Se saíssemos, a casa 

cantaria no nosso encalço


 

Por vezes, na noite, abre-se um pequeno espaço entre dois lábios

vê-os, tão ressecos, zurzidos pelo corrupio do breu, parecem

só o torpe poisio onde a chuva já não poisa

com as suas ínfimas gretas e a sua aridez tão fina

a tombar de sede, olhando e olhando

esse verde estupidamente polido dos campos em volta

 

O vapor poisa nos lábios com unha de insónia

é a cidade calada a varrer a penugem irrisória

transparente quase, que se te instala nos dedos

te escancara um pouco as articulações para colher 

que afago, diz-me, se o teu nome em mim também demora

a caber no caudal da língua com que em tanto me tenho

nos tenho, como essa chuva a batente, fracassado

 

Se acordasses agora, enquanto te vigio e vejo

no velcro da pele um aglomerado de sinais 

tão perfeitamente justapostos que se diria conterem

todas as declinações possíveis

de todas as línguas possíveis

serias quase parada, penso, seria quase triste ver-te a ranger como uma porta gelada pelo frio

fitando e fitando o mundo a que abre

sem ter arte de passo, passo de passagem

mas ainda assim eu sei

que um Olho terrestre teceu um condomínio para o meu desejo

um acampamento todo gene todo enredo todo míngua

para acoitar estes dedos nómadas às vezes

encalhando com a ilha 

que um geógrafo cego mapeou

 

Ouve-se o relinchar de uma inútil campânula no escuro, ouve-se

o seu clangor reptando pelas costas do vidro 

por onde a luz plana um farrapo de penúria

auscultando o pulso do quarto, como 

uma leitura rente ao parapeito do leito, lento linho, coalhado

na minha boca, aranha definindo o redil

onde um coração tão estreito não cabe, não cabe

e definha, e abandona

um pó estrelado a rebrilhar no ar

 

Então

sinto o corpo a levedar no negrume e peso-o

com a sua sintaxe estranha, a sua inerte, turva sageza

e não consigo decifrar o braile dos lençóis a caligrafia da insónia

é como se a tua língua percorresse à pressa os seiscentos

e cinquenta e um quilómetros que nos apartam

e eu podia ficar a dar nós nas cordas da loucura a noite toda

que a canção continuaria a não soar, só ar, incombustível

eu continuaria a não saber dizer-te o que em mim te procura

no que em ti em mim te procura

a cidade continuaria e continuaria a ruminar

a sua terrível paciência

quando era urgente, percebes?, urgente

acordar ou não acordar


Miguel Filipe Mochila nasceu em Évora, em 1988. Tem colaborado com a imprensa em matéria cultural relacionada com as literaturas hispânicas, de que é investigador.

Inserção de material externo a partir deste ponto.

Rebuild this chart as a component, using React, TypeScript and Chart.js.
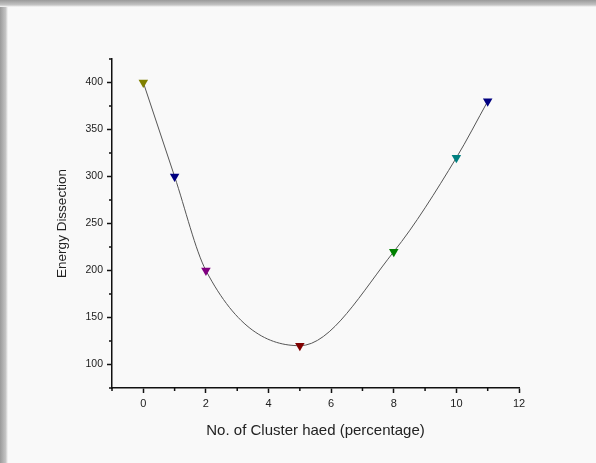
import React, { useEffect, useRef } from "react";
import { Chart, registerables } from "chart.js";

Chart.register(...registerables);

const xValues = [0, 1, 2, 5, 8, 10, 11];
const yValues = [400, 300, 200, 120, 220, 320, 380];
const markerColors = ["#808000", "#000080", "#800080", "#800000", "#008000", "#008080", "#000080"];
const xTicks = [0, 2, 4, 6, 8, 10, 12];
const xMinorTicks = [-1, 1, 3, 5, 7, 9, 11];
const yTicks = [100, 150, 200, 250, 300, 350, 400];
const yMinorTicks = [75, 125, 175, 225, 275, 325, 375, 425];
const xTitle = "No. of Cluster haed (percentage)";
const yTitle = "Energy Dissection";

const FONT = "'Liberation Sans', Arial, sans-serif";

const minorTicksPlugin = {
  id: "minorTicks",
  afterDraw(chart: any) {
    const ctx = chart.ctx;
    const xs = chart.scales.x;
    const ys = chart.scales.y;
    const { left, bottom } = chart.chartArea;
    ctx.save();
    ctx.strokeStyle = "#111";
    ctx.lineWidth = 1.5;
    ctx.beginPath();
    xMinorTicks.forEach((v) => {
      const p = xs.getPixelForValue(v);
      ctx.moveTo(p, bottom);
      ctx.lineTo(p, bottom + 3);
    });
    yMinorTicks.forEach((v) => {
      const p = ys.getPixelForValue(v);
      ctx.moveTo(left, p);
      ctx.lineTo(left - 3, p);
    });
    ctx.stroke();
    ctx.restore();
  },
};

export default function App() {
  const ref = useRef<HTMLCanvasElement | null>(null);

  useEffect(() => {
    if (!ref.current) return;
    const data = xValues.map((x, i) => ({ x, y: yValues[i] }));
    const chart = new Chart(ref.current, {
      type: "scatter",
      data: {
        datasets: [
          {
            data,
            showLine: true,
            cubicInterpolationMode: "monotone",
            tension: 0.4,
            borderColor: "#555",
            borderWidth: 1,
            pointStyle: "triangle",
            rotation: 180,
            pointRadius: 5.5,
            pointBackgroundColor: markerColors,
            pointBorderColor: markerColors,
            pointBorderWidth: 0,
          } as any,
        ],
      },
      options: {
        animation: false,
        responsive: false,
        devicePixelRatio: 1,
        layout: { padding: { left: 0, right: 77, top: 59, bottom: 0 } },
        plugins: { legend: { display: false }, tooltip: { enabled: false } },
        scales: {
          x: {
            type: "linear",
            min: -1,
            max: 12,
            afterBuildTicks: (s: any) => {
              s.ticks = xTicks.map((v) => ({ value: v }));
            },
            afterFit: (s: any) => {
              s.height = 75;
            },
            grid: { drawOnChartArea: false, drawTicks: true, tickLength: 5, tickColor: "#111", tickWidth: 1.5 },
            border: { display: true, color: "#111", width: 1.5 },
            ticks: { color: "#222", font: { family: FONT, size: 11 }, padding: 4, maxRotation: 0 },
            title: {
              display: true,
              text: xTitle,
              color: "#222",
              font: { family: FONT, size: 15 },
              padding: { top: 0, bottom: 23 },
            },
          },
          y: {
            type: "linear",
            min: 75,
            max: 425,
            afterBuildTicks: (s: any) => {
              s.ticks = yTicks.map((v) => ({ value: v }));
            },
            afterFit: (s: any) => {
              s.width = 112;
            },
            grid: { drawOnChartArea: false, drawTicks: true, tickLength: 5, tickColor: "#111", tickWidth: 1.5 },
            border: { display: true, color: "#111", width: 1.5 },
            ticks: { color: "#222", font: { family: FONT, size: 10.5 }, padding: 4 },
            title: {
              display: true,
              text: yTitle,
              color: "#222",
              font: { family: FONT, size: 13.5 },
              padding: { top: 54, bottom: 0 },
            },
          },
        },
      },
      plugins: [minorTicksPlugin],
    });
    return () => chart.destroy();
  }, []);

  return (
    <div
      style={{
        position: "fixed",
        left: 0,
        top: 0,
        width: 596,
        height: 463,
        background: "#f9f9f9",
        overflow: "hidden",
      }}
    >
      <div
        style={{
          position: "absolute",
          left: 0,
          top: 0,
          width: 8,
          height: "100%",
          background: "linear-gradient(to right, #9a9a9a, #c4c4c4 70%, #f9f9f9)",
        }}
      />
      <div
        style={{
          position: "absolute",
          left: 0,
          top: 0,
          height: 7,
          width: "100%",
          background: "linear-gradient(to bottom, #9a9a9a, #c4c4c4 70%, #f9f9f9)",
        }}
      />
      <canvas
        ref={ref}
        width={596}
        height={463}
        style={{ position: "absolute", left: 0, top: 0, width: 596, height: 463 }}
      />
    </div>
  );
}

Traduziu autores como Julio Cortázar, Juan José Saer, Samanta Schweblin, Blas de Otero, Nicanor Parra, Joan Margarit ou Luis Alberto de Cuenca. Além de poemas publicados em revistas e fanzines, publicou em 2016 Tempo da impaciência, na Artefacto, editora que prepara actualmente a publicação do seu segundo livro.